To be done:
Please output the records below in full, exactly as given, but without the images.

#####

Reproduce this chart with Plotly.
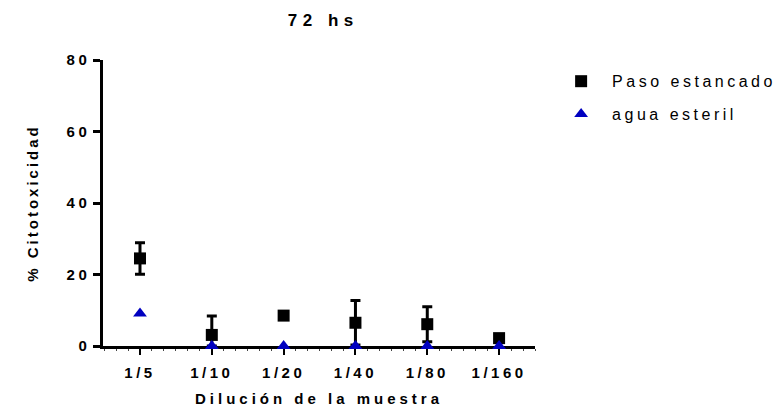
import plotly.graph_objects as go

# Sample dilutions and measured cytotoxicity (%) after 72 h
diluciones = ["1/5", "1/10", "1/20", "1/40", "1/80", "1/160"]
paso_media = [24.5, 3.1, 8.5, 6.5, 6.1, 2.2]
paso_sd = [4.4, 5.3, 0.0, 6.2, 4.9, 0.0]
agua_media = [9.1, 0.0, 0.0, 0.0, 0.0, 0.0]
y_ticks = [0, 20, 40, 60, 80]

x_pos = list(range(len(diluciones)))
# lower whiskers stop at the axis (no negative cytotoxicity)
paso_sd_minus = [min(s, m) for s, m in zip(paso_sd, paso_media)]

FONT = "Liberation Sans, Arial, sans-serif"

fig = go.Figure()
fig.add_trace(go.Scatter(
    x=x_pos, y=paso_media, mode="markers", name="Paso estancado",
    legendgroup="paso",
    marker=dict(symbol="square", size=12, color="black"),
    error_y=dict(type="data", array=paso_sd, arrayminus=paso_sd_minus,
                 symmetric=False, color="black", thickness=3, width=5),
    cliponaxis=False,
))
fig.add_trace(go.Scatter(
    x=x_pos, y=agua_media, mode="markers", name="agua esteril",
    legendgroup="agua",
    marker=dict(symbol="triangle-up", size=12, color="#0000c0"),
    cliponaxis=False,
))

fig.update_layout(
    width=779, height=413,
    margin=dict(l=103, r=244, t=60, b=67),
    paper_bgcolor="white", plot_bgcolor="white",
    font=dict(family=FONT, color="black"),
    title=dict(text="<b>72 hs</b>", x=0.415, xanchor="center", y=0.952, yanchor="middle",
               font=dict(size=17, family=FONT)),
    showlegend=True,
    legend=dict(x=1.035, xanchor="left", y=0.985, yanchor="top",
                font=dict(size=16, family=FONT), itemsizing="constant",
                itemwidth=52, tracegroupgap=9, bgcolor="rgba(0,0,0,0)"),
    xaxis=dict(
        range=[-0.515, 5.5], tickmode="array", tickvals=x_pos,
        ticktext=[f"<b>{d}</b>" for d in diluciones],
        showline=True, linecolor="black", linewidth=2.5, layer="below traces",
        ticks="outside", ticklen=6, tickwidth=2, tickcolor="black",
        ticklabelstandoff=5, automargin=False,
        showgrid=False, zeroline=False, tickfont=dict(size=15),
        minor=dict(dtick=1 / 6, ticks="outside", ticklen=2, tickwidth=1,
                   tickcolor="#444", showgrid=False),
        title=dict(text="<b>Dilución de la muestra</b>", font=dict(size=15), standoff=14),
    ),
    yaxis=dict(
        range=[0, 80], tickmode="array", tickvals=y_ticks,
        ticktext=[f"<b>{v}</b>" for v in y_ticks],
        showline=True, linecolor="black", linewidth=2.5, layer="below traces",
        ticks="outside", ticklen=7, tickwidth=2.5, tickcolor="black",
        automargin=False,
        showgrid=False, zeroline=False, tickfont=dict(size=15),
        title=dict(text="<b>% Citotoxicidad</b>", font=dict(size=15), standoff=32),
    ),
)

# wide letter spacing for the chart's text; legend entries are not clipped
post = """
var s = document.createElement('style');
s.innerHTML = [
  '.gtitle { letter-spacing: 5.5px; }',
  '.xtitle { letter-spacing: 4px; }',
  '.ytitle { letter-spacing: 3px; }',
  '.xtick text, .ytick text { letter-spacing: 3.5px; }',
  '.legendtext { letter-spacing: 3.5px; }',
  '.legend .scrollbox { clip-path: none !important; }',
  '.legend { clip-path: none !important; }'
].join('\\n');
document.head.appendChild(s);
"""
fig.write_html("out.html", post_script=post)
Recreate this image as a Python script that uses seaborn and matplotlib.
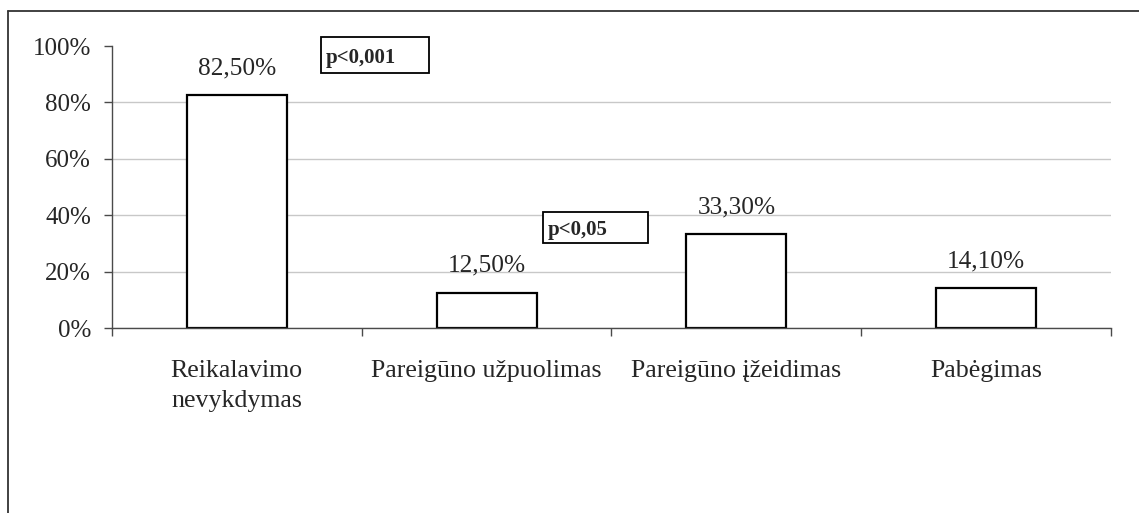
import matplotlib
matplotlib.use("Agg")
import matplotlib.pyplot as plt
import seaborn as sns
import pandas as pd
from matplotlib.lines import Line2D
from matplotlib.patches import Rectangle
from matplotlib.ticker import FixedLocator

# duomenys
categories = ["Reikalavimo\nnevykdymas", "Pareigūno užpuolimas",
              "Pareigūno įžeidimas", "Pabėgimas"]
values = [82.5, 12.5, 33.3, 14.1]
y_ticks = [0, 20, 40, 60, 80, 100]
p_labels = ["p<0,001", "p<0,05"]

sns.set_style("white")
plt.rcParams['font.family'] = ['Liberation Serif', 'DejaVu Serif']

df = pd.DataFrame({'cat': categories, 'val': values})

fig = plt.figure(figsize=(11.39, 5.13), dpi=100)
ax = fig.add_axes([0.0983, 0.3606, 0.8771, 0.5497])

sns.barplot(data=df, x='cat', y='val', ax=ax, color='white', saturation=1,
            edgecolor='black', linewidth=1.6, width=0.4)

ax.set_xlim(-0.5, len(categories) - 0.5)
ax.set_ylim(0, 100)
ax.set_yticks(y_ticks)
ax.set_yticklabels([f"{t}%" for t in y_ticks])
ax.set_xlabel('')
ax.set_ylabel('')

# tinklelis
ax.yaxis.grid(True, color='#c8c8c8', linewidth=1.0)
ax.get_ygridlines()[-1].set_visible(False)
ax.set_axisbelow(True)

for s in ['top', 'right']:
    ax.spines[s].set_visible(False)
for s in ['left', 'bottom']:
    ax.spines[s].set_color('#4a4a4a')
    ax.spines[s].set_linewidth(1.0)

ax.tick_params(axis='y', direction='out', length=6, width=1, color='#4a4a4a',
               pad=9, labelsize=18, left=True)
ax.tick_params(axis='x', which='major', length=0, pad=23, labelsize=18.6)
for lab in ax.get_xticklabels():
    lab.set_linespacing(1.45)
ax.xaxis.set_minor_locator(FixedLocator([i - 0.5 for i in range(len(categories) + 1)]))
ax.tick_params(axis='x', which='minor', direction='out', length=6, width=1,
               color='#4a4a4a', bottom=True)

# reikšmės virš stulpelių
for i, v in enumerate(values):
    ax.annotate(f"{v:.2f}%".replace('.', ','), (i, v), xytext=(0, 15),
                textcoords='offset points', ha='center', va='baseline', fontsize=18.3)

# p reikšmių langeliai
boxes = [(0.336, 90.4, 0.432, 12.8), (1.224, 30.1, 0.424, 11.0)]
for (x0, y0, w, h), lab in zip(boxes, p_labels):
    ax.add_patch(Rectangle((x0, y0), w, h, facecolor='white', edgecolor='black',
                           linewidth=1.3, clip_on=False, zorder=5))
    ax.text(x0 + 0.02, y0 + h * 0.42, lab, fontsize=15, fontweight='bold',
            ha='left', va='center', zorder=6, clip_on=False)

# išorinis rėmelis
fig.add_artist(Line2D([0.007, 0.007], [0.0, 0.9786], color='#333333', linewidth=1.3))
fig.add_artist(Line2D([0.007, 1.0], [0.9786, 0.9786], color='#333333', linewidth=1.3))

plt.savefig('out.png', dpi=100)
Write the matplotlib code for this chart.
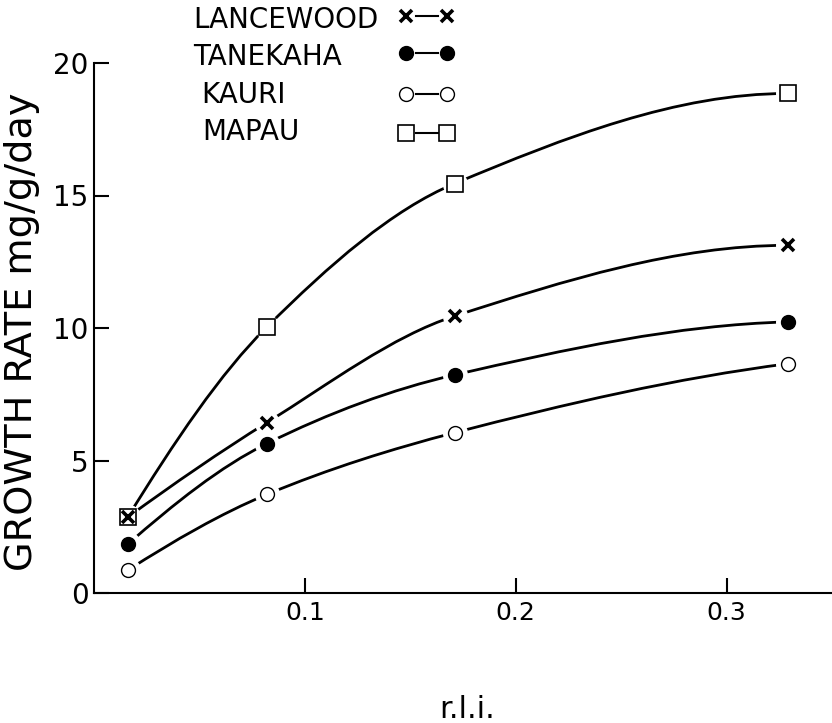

#####

Answer to this problem:
Reproduce this chart with Plotly.
import plotly.graph_objects as go

# Sample dilutions and measured cytotoxicity (%) after 72 h
diluciones = ["1/5", "1/10", "1/20", "1/40", "1/80", "1/160"]
paso_media = [24.5, 3.1, 8.5, 6.5, 6.1, 2.2]
paso_sd = [4.4, 5.3, 0.0, 6.2, 4.9, 0.0]
agua_media = [9.1, 0.0, 0.0, 0.0, 0.0, 0.0]
y_ticks = [0, 20, 40, 60, 80]

x_pos = list(range(len(diluciones)))
# lower whiskers stop at the axis (no negative cytotoxicity)
paso_sd_minus = [min(s, m) for s, m in zip(paso_sd, paso_media)]

FONT = "Liberation Sans, Arial, sans-serif"

fig = go.Figure()
fig.add_trace(go.Scatter(
    x=x_pos, y=paso_media, mode="markers", name="Paso estancado",
    legendgroup="paso",
    marker=dict(symbol="square", size=12, color="black"),
    error_y=dict(type="data", array=paso_sd, arrayminus=paso_sd_minus,
                 symmetric=False, color="black", thickness=3, width=5),
    cliponaxis=False,
))
fig.add_trace(go.Scatter(
    x=x_pos, y=agua_media, mode="markers", name="agua esteril",
    legendgroup="agua",
    marker=dict(symbol="triangle-up", size=12, color="#0000c0"),
    cliponaxis=False,
))

fig.update_layout(
    width=779, height=413,
    margin=dict(l=103, r=244, t=60, b=67),
    paper_bgcolor="white", plot_bgcolor="white",
    font=dict(family=FONT, color="black"),
    title=dict(text="<b>72 hs</b>", x=0.415, xanchor="center", y=0.952, yanchor="middle",
               font=dict(size=17, family=FONT)),
    showlegend=True,
    legend=dict(x=1.035, xanchor="left", y=0.985, yanchor="top",
                font=dict(size=16, family=FONT), itemsizing="constant",
                itemwidth=52, tracegroupgap=9, bgcolor="rgba(0,0,0,0)"),
    xaxis=dict(
        range=[-0.515, 5.5], tickmode="array", tickvals=x_pos,
        ticktext=[f"<b>{d}</b>" for d in diluciones],
        showline=True, linecolor="black", linewidth=2.5, layer="below traces",
        ticks="outside", ticklen=6, tickwidth=2, tickcolor="black",
        ticklabelstandoff=5, automargin=False,
        showgrid=False, zeroline=False, tickfont=dict(size=15),
        minor=dict(dtick=1 / 6, ticks="outside", ticklen=2, tickwidth=1,
                   tickcolor="#444", showgrid=False),
        title=dict(text="<b>Dilución de la muestra</b>", font=dict(size=15), standoff=14),
    ),
    yaxis=dict(
        range=[0, 80], tickmode="array", tickvals=y_ticks,
        ticktext=[f"<b>{v}</b>" for v in y_ticks],
        showline=True, linecolor="black", linewidth=2.5, layer="below traces",
        ticks="outside", ticklen=7, tickwidth=2.5, tickcolor="black",
        automargin=False,
        showgrid=False, zeroline=False, tickfont=dict(size=15),
        title=dict(text="<b>% Citotoxicidad</b>", font=dict(size=15), standoff=32),
    ),
)

# wide letter spacing for the chart's text; legend entries are not clipped
post = """
var s = document.createElement('style');
s.innerHTML = [
  '.gtitle { letter-spacing: 5.5px; }',
  '.xtitle { letter-spacing: 4px; }',
  '.ytitle { letter-spacing: 3px; }',
  '.xtick text, .ytick text { letter-spacing: 3.5px; }',
  '.legendtext { letter-spacing: 3.5px; }',
  '.legend .scrollbox { clip-path: none !important; }',
  '.legend { clip-path: none !important; }'
].join('\\n');
document.head.appendChild(s);
"""
fig.write_html("out.html", post_script=post)
Recreate this image as a Python script that uses seaborn and matplotlib.
import matplotlib
matplotlib.use("Agg")
import matplotlib.pyplot as plt
import seaborn as sns
import pandas as pd
from matplotlib.lines import Line2D
from matplotlib.patches import Rectangle
from matplotlib.ticker import FixedLocator

# duomenys
categories = ["Reikalavimo\nnevykdymas", "Pareigūno užpuolimas",
              "Pareigūno įžeidimas", "Pabėgimas"]
values = [82.5, 12.5, 33.3, 14.1]
y_ticks = [0, 20, 40, 60, 80, 100]
p_labels = ["p<0,001", "p<0,05"]

sns.set_style("white")
plt.rcParams['font.family'] = ['Liberation Serif', 'DejaVu Serif']

df = pd.DataFrame({'cat': categories, 'val': values})

fig = plt.figure(figsize=(11.39, 5.13), dpi=100)
ax = fig.add_axes([0.0983, 0.3606, 0.8771, 0.5497])

sns.barplot(data=df, x='cat', y='val', ax=ax, color='white', saturation=1,
            edgecolor='black', linewidth=1.6, width=0.4)

ax.set_xlim(-0.5, len(categories) - 0.5)
ax.set_ylim(0, 100)
ax.set_yticks(y_ticks)
ax.set_yticklabels([f"{t}%" for t in y_ticks])
ax.set_xlabel('')
ax.set_ylabel('')

# tinklelis
ax.yaxis.grid(True, color='#c8c8c8', linewidth=1.0)
ax.get_ygridlines()[-1].set_visible(False)
ax.set_axisbelow(True)

for s in ['top', 'right']:
    ax.spines[s].set_visible(False)
for s in ['left', 'bottom']:
    ax.spines[s].set_color('#4a4a4a')
    ax.spines[s].set_linewidth(1.0)

ax.tick_params(axis='y', direction='out', length=6, width=1, color='#4a4a4a',
               pad=9, labelsize=18, left=True)
ax.tick_params(axis='x', which='major', length=0, pad=23, labelsize=18.6)
for lab in ax.get_xticklabels():
    lab.set_linespacing(1.45)
ax.xaxis.set_minor_locator(FixedLocator([i - 0.5 for i in range(len(categories) + 1)]))
ax.tick_params(axis='x', which='minor', direction='out', length=6, width=1,
               color='#4a4a4a', bottom=True)

# reikšmės virš stulpelių
for i, v in enumerate(values):
    ax.annotate(f"{v:.2f}%".replace('.', ','), (i, v), xytext=(0, 15),
                textcoords='offset points', ha='center', va='baseline', fontsize=18.3)

# p reikšmių langeliai
boxes = [(0.336, 90.4, 0.432, 12.8), (1.224, 30.1, 0.424, 11.0)]
for (x0, y0, w, h), lab in zip(boxes, p_labels):
    ax.add_patch(Rectangle((x0, y0), w, h, facecolor='white', edgecolor='black',
                           linewidth=1.3, clip_on=False, zorder=5))
    ax.text(x0 + 0.02, y0 + h * 0.42, lab, fontsize=15, fontweight='bold',
            ha='left', va='center', zorder=6, clip_on=False)

# išorinis rėmelis
fig.add_artist(Line2D([0.007, 0.007], [0.0, 0.9786], color='#333333', linewidth=1.3))
fig.add_artist(Line2D([0.007, 1.0], [0.9786, 0.9786], color='#333333', linewidth=1.3))

plt.savefig('out.png', dpi=100)
Write the matplotlib code for this chart.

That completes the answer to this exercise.